— begin —

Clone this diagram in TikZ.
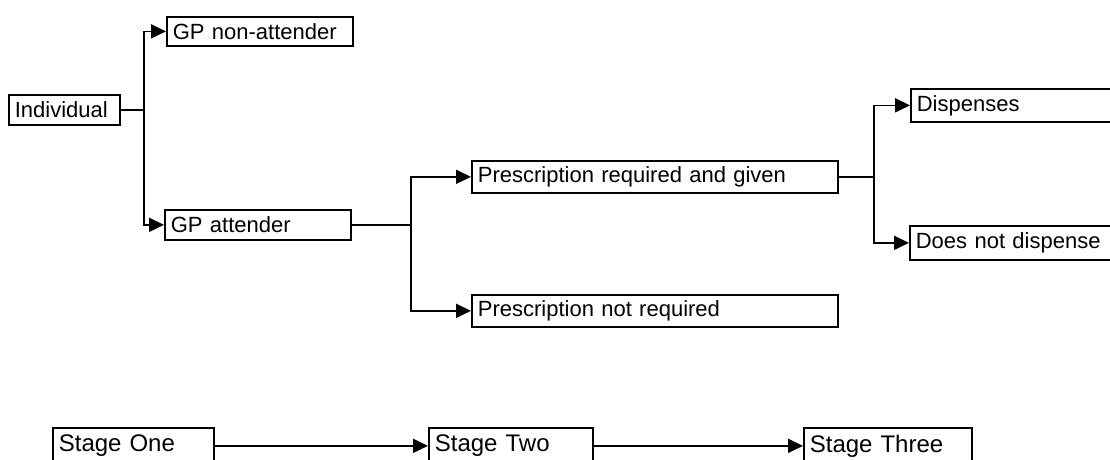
\documentclass[tikz,border=0pt]{standalone}
\usepackage{fontspec}
\setmainfont{Liberation Sans}
\usetikzlibrary{arrows.meta}
\begin{document}
\begin{tikzpicture}[x=1pt,y=-1pt,
  box/.style={draw, line width=1.7pt, rectangle, anchor=north west,
    inner xsep=6pt, inner ysep=0pt, align=left,
    font=\fontsize{22}{26}\selectfont},
  stagebox/.style={box, font=\fontsize{24}{28}\selectfont, minimum height=36},
  link/.style={line width=1.7pt},
  arr/.style={link, -{Triangle[length=15pt,width=14pt]}}]
\useasboundingbox (0,0) rectangle (1110,459);
\clip (0,0) rectangle (1110,459);

% decision tree
\node[box, text width=99,  minimum height=30] (ind)    at (8,94)    {Individual};
\node[box, text width=174, minimum height=29] (nonatt) at (166,16)  {GP non-attender};
\node[box, text width=174, minimum height=30] (att)    at (164,209) {GP attender};
\node[box, text width=354, minimum height=32] (presc)  at (471,160) {Prescription required and given};
\node[box, text width=354, minimum height=32] (notreq) at (471,294) {Prescription not required};
\node[box, text width=208, minimum height=33] (disp)   at (910,88)  {Dispenses};
\node[box, text width=208, minimum height=34] (nodisp) at (909,225) {Does not dispense};

% branch points
\path (ind.east)   ++(23,0) coordinate (j1);
\path (att.east)   ++(59,0) coordinate (j2);
\path (presc.east) ++(35,0) coordinate (j3);

\draw[link] (ind.east) -- (j1);
\draw[arr] (j1) |- (nonatt.west);
\draw[arr] (j1) |- (att.west);

\draw[link] (att.east) -- (j2);
\draw[arr] (j2) |- (presc.west);
\draw[arr] (j2) |- (notreq.west);

\draw[link] (presc.east) -- (j3);
\draw[arr] (j3) |- (disp.west);
\draw[arr] (j3) |- (nodisp.west);

% stages
\node[stagebox, text width=149] (s1) at (52,427)  {Stage One};
\node[stagebox, text width=152] (s2) at (428,427) {Stage Two};
\node[stagebox, text width=156] (s3) at (803,427) {Stage Three};
\draw[arr] (s1.east) -- (s2.west);
\draw[arr] (s2.east) -- (s3.west);
\end{tikzpicture}
\end{document}
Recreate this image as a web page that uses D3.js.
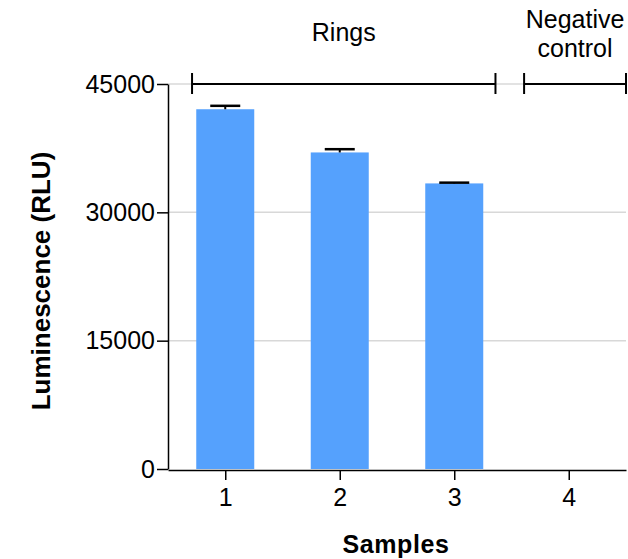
<!DOCTYPE html>
<html>
<head>
<meta charset="utf-8">
<script src="https://cdn.jsdelivr.net/npm/d3@7"></script>
<style>
  body { margin: 0; background: #fff; }
  text { font-family: Arial, "Liberation Sans", sans-serif; fill: #000; }
</style>
</head>
<body>
<div class="chart"></div>
<script>
'use strict';

const samples = [1, 2, 3, 4];
const means = [42050, 37000, 33380, null];
const sds = [400, 380, 90, null];
const yTicks = [0, 15000, 30000, 45000];
const groups = [
  { label: ['Rings'], from: 0.71, to: 3.36 },
  { label: ['Negative', 'control'], from: 3.61, to: 4.5 }
];

const FULL_WIDTH = 628;
const FULL_HEIGHT = 559;
const margin = { top: 84, right: 2, bottom: 90, left: 168 };
const WIDTH = FULL_WIDTH - margin.left - margin.right;
const HEIGHT = FULL_HEIGHT - margin.top - margin.bottom;
const BAR_W = 58;
const CAP_W = 30;
const FONT = 'Arial, "Liberation Sans", sans-serif';

const svg = d3.select('.chart')
  .append('svg')
    .attr('width', FULL_WIDTH)
    .attr('height', FULL_HEIGHT)
  .append('g')
    .attr('transform', 'translate(' + margin.left + ',' + margin.top + ')');

const x = d3.scaleLinear()
  .domain([0.5, 4.5])
  .range([0, WIDTH]);

const y = d3.scaleLinear()
  .domain([0, 45000])
  .range([HEIGHT, 0]);

// gridlines
svg.selectAll('.grid')
  .data(yTicks.filter((d) => d > 0))
  .enter()
  .append('line')
    .attr('x1', 0)
    .attr('x2', WIDTH)
    .attr('y1', (d) => y(d))
    .attr('y2', (d) => y(d))
    .attr('stroke', '#d8d8d8')
    .attr('stroke-width', 1.5);

// bars
const data = samples.map((s, i) => ({ s: s, m: means[i], sd: sds[i] })).filter((d) => d.m != null);

svg.selectAll('.bar')
  .data(data)
  .enter()
  .append('rect')
    .attr('x', (d) => x(d.s) - BAR_W / 2)
    .attr('width', BAR_W)
    .attr('y', (d) => y(d.m))
    .attr('height', (d) => y(0) - y(d.m))
    .attr('fill', '#55a1fd');

// error bars
svg.selectAll('.err')
  .data(data)
  .enter()
  .append('line')
    .attr('x1', (d) => x(d.s))
    .attr('x2', (d) => x(d.s))
    .attr('y1', (d) => y(d.m))
    .attr('y2', (d) => y(d.m + d.sd))
    .attr('stroke', '#000')
    .attr('stroke-width', 2);

svg.selectAll('.cap')
  .data(data)
  .enter()
  .append('line')
    .attr('x1', (d) => x(d.s) - CAP_W / 2)
    .attr('x2', (d) => x(d.s) + CAP_W / 2)
    .attr('y1', (d) => y(d.m + d.sd))
    .attr('y2', (d) => y(d.m + d.sd))
    .attr('stroke', '#000')
    .attr('stroke-width', 2.5);

// axes
const yAxis = svg.append('g')
  .call(d3.axisLeft(y).tickValues(yTicks).tickFormat(d3.format('d')).tickSize(11).tickPadding(2).tickSizeOuter(0));
yAxis.attr('font-size', 25).attr('font-family', FONT);
yAxis.select('.domain').attr('stroke-width', 1.5);
yAxis.selectAll('.tick line').attr('stroke-width', 1.5);
yAxis.selectAll('.tick text').attr('fill', '#000');

const xAxis = svg.append('g')
  .attr('transform', 'translate(0,' + (HEIGHT + 1) + ')')
  .call(d3.axisBottom(x).tickValues(samples).tickFormat(d3.format('d')).tickSize(10).tickPadding(8).tickSizeOuter(0));
xAxis.attr('font-size', 25).attr('font-family', FONT);
xAxis.select('.domain').attr('stroke-width', 1.5);
xAxis.selectAll('.tick line').attr('stroke-width', 1.5);
xAxis.selectAll('.tick text').attr('fill', '#000');

// group brackets
const brackets = svg.selectAll('.bracket')
  .data(groups)
  .enter()
  .append('g');

brackets.append('line')
  .attr('x1', (d) => x(d.from))
  .attr('x2', (d) => x(d.to))
  .attr('y1', 0)
  .attr('y2', 0)
  .attr('stroke', '#000')
  .attr('stroke-width', 2);

brackets.each(function (d) {
  const g = d3.select(this);
  [d.from, d.to].forEach((v) => {
    g.append('line')
      .attr('x1', x(v))
      .attr('x2', x(v))
      .attr('y1', -11)
      .attr('y2', 10)
      .attr('stroke', '#000')
      .attr('stroke-width', 2);
  });
  const cx = (x(d.from) + x(d.to)) / 2;
  const base = d.label.length === 1 ? -43 : -56;
  d.label.forEach((t, i) => {
    g.append('text')
      .attr('x', cx)
      .attr('y', base + i * 29)
      .attr('text-anchor', 'middle')
      .attr('font-size', '25px')
      .text(t);
  });
});

// axis titles
svg.append('text')
  .attr('x', WIDTH / 2 - 1)
  .attr('y', HEIGHT + 84)
  .attr('text-anchor', 'middle')
  .attr('font-size', '25px')
  .attr('font-weight', 'bold')
  .attr('letter-spacing', '0.6px')
  .text('Samples');

svg.append('text')
  .attr('transform', 'rotate(-90)')
  .attr('x', -197)
  .attr('y', -118)
  .attr('text-anchor', 'middle')
  .attr('font-size', '26px')
  .attr('font-weight', 'bold')
  .text('Luminescence (RLU)');
</script>
</body>
</html>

— end —

TASK BRIEF >> Excluding the pictures, reproduce every entry exactly as given.

EXERCISE RESPONSE >>
Clone this diagram in TikZ.
\documentclass[tikz,border=0pt]{standalone}
\usepackage{fontspec}
\setmainfont{Liberation Sans}
\usetikzlibrary{arrows.meta}
\begin{document}
\begin{tikzpicture}[x=1pt,y=-1pt,
  box/.style={draw, line width=1.7pt, rectangle, anchor=north west,
    inner xsep=6pt, inner ysep=0pt, align=left,
    font=\fontsize{22}{26}\selectfont},
  stagebox/.style={box, font=\fontsize{24}{28}\selectfont, minimum height=36},
  link/.style={line width=1.7pt},
  arr/.style={link, -{Triangle[length=15pt,width=14pt]}}]
\useasboundingbox (0,0) rectangle (1110,459);
\clip (0,0) rectangle (1110,459);

% decision tree
\node[box, text width=99,  minimum height=30] (ind)    at (8,94)    {Individual};
\node[box, text width=174, minimum height=29] (nonatt) at (166,16)  {GP non-attender};
\node[box, text width=174, minimum height=30] (att)    at (164,209) {GP attender};
\node[box, text width=354, minimum height=32] (presc)  at (471,160) {Prescription required and given};
\node[box, text width=354, minimum height=32] (notreq) at (471,294) {Prescription not required};
\node[box, text width=208, minimum height=33] (disp)   at (910,88)  {Dispenses};
\node[box, text width=208, minimum height=34] (nodisp) at (909,225) {Does not dispense};

% branch points
\path (ind.east)   ++(23,0) coordinate (j1);
\path (att.east)   ++(59,0) coordinate (j2);
\path (presc.east) ++(35,0) coordinate (j3);

\draw[link] (ind.east) -- (j1);
\draw[arr] (j1) |- (nonatt.west);
\draw[arr] (j1) |- (att.west);

\draw[link] (att.east) -- (j2);
\draw[arr] (j2) |- (presc.west);
\draw[arr] (j2) |- (notreq.west);

\draw[link] (presc.east) -- (j3);
\draw[arr] (j3) |- (disp.west);
\draw[arr] (j3) |- (nodisp.west);

% stages
\node[stagebox, text width=149] (s1) at (52,427)  {Stage One};
\node[stagebox, text width=152] (s2) at (428,427) {Stage Two};
\node[stagebox, text width=156] (s3) at (803,427) {Stage Three};
\draw[arr] (s1.east) -- (s2.west);
\draw[arr] (s2.east) -- (s3.west);
\end{tikzpicture}
\end{document}
Recreate this image as a web page that uses D3.js.
<!DOCTYPE html>
<html>
<head>
<meta charset="utf-8">
<script src="https://cdn.jsdelivr.net/npm/d3@7"></script>
<style>
  body { margin: 0; background: #fff; }
  text { font-family: Arial, "Liberation Sans", sans-serif; fill: #000; }
</style>
</head>
<body>
<div class="chart"></div>
<script>
'use strict';

const samples = [1, 2, 3, 4];
const means = [42050, 37000, 33380, null];
const sds = [400, 380, 90, null];
const yTicks = [0, 15000, 30000, 45000];
const groups = [
  { label: ['Rings'], from: 0.71, to: 3.36 },
  { label: ['Negative', 'control'], from: 3.61, to: 4.5 }
];

const FULL_WIDTH = 628;
const FULL_HEIGHT = 559;
const margin = { top: 84, right: 2, bottom: 90, left: 168 };
const WIDTH = FULL_WIDTH - margin.left - margin.right;
const HEIGHT = FULL_HEIGHT - margin.top - margin.bottom;
const BAR_W = 58;
const CAP_W = 30;
const FONT = 'Arial, "Liberation Sans", sans-serif';

const svg = d3.select('.chart')
  .append('svg')
    .attr('width', FULL_WIDTH)
    .attr('height', FULL_HEIGHT)
  .append('g')
    .attr('transform', 'translate(' + margin.left + ',' + margin.top + ')');

const x = d3.scaleLinear()
  .domain([0.5, 4.5])
  .range([0, WIDTH]);

const y = d3.scaleLinear()
  .domain([0, 45000])
  .range([HEIGHT, 0]);

// gridlines
svg.selectAll('.grid')
  .data(yTicks.filter((d) => d > 0))
  .enter()
  .append('line')
    .attr('x1', 0)
    .attr('x2', WIDTH)
    .attr('y1', (d) => y(d))
    .attr('y2', (d) => y(d))
    .attr('stroke', '#d8d8d8')
    .attr('stroke-width', 1.5);

// bars
const data = samples.map((s, i) => ({ s: s, m: means[i], sd: sds[i] })).filter((d) => d.m != null);

svg.selectAll('.bar')
  .data(data)
  .enter()
  .append('rect')
    .attr('x', (d) => x(d.s) - BAR_W / 2)
    .attr('width', BAR_W)
    .attr('y', (d) => y(d.m))
    .attr('height', (d) => y(0) - y(d.m))
    .attr('fill', '#55a1fd');

// error bars
svg.selectAll('.err')
  .data(data)
  .enter()
  .append('line')
    .attr('x1', (d) => x(d.s))
    .attr('x2', (d) => x(d.s))
    .attr('y1', (d) => y(d.m))
    .attr('y2', (d) => y(d.m + d.sd))
    .attr('stroke', '#000')
    .attr('stroke-width', 2);

svg.selectAll('.cap')
  .data(data)
  .enter()
  .append('line')
    .attr('x1', (d) => x(d.s) - CAP_W / 2)
    .attr('x2', (d) => x(d.s) + CAP_W / 2)
    .attr('y1', (d) => y(d.m + d.sd))
    .attr('y2', (d) => y(d.m + d.sd))
    .attr('stroke', '#000')
    .attr('stroke-width', 2.5);

// axes
const yAxis = svg.append('g')
  .call(d3.axisLeft(y).tickValues(yTicks).tickFormat(d3.format('d')).tickSize(11).tickPadding(2).tickSizeOuter(0));
yAxis.attr('font-size', 25).attr('font-family', FONT);
yAxis.select('.domain').attr('stroke-width', 1.5);
yAxis.selectAll('.tick line').attr('stroke-width', 1.5);
yAxis.selectAll('.tick text').attr('fill', '#000');

const xAxis = svg.append('g')
  .attr('transform', 'translate(0,' + (HEIGHT + 1) + ')')
  .call(d3.axisBottom(x).tickValues(samples).tickFormat(d3.format('d')).tickSize(10).tickPadding(8).tickSizeOuter(0));
xAxis.attr('font-size', 25).attr('font-family', FONT);
xAxis.select('.domain').attr('stroke-width', 1.5);
xAxis.selectAll('.tick line').attr('stroke-width', 1.5);
xAxis.selectAll('.tick text').attr('fill', '#000');

// group brackets
const brackets = svg.selectAll('.bracket')
  .data(groups)
  .enter()
  .append('g');

brackets.append('line')
  .attr('x1', (d) => x(d.from))
  .attr('x2', (d) => x(d.to))
  .attr('y1', 0)
  .attr('y2', 0)
  .attr('stroke', '#000')
  .attr('stroke-width', 2);

brackets.each(function (d) {
  const g = d3.select(this);
  [d.from, d.to].forEach((v) => {
    g.append('line')
      .attr('x1', x(v))
      .attr('x2', x(v))
      .attr('y1', -11)
      .attr('y2', 10)
      .attr('stroke', '#000')
      .attr('stroke-width', 2);
  });
  const cx = (x(d.from) + x(d.to)) / 2;
  const base = d.label.length === 1 ? -43 : -56;
  d.label.forEach((t, i) => {
    g.append('text')
      .attr('x', cx)
      .attr('y', base + i * 29)
      .attr('text-anchor', 'middle')
      .attr('font-size', '25px')
      .text(t);
  });
});

// axis titles
svg.append('text')
  .attr('x', WIDTH / 2 - 1)
  .attr('y', HEIGHT + 84)
  .attr('text-anchor', 'middle')
  .attr('font-size', '25px')
  .attr('font-weight', 'bold')
  .attr('letter-spacing', '0.6px')
  .text('Samples');

svg.append('text')
  .attr('transform', 'rotate(-90)')
  .attr('x', -197)
  .attr('y', -118)
  .attr('text-anchor', 'middle')
  .attr('font-size', '26px')
  .attr('font-weight', 'bold')
  .text('Luminescence (RLU)');
</script>
</body>
</html>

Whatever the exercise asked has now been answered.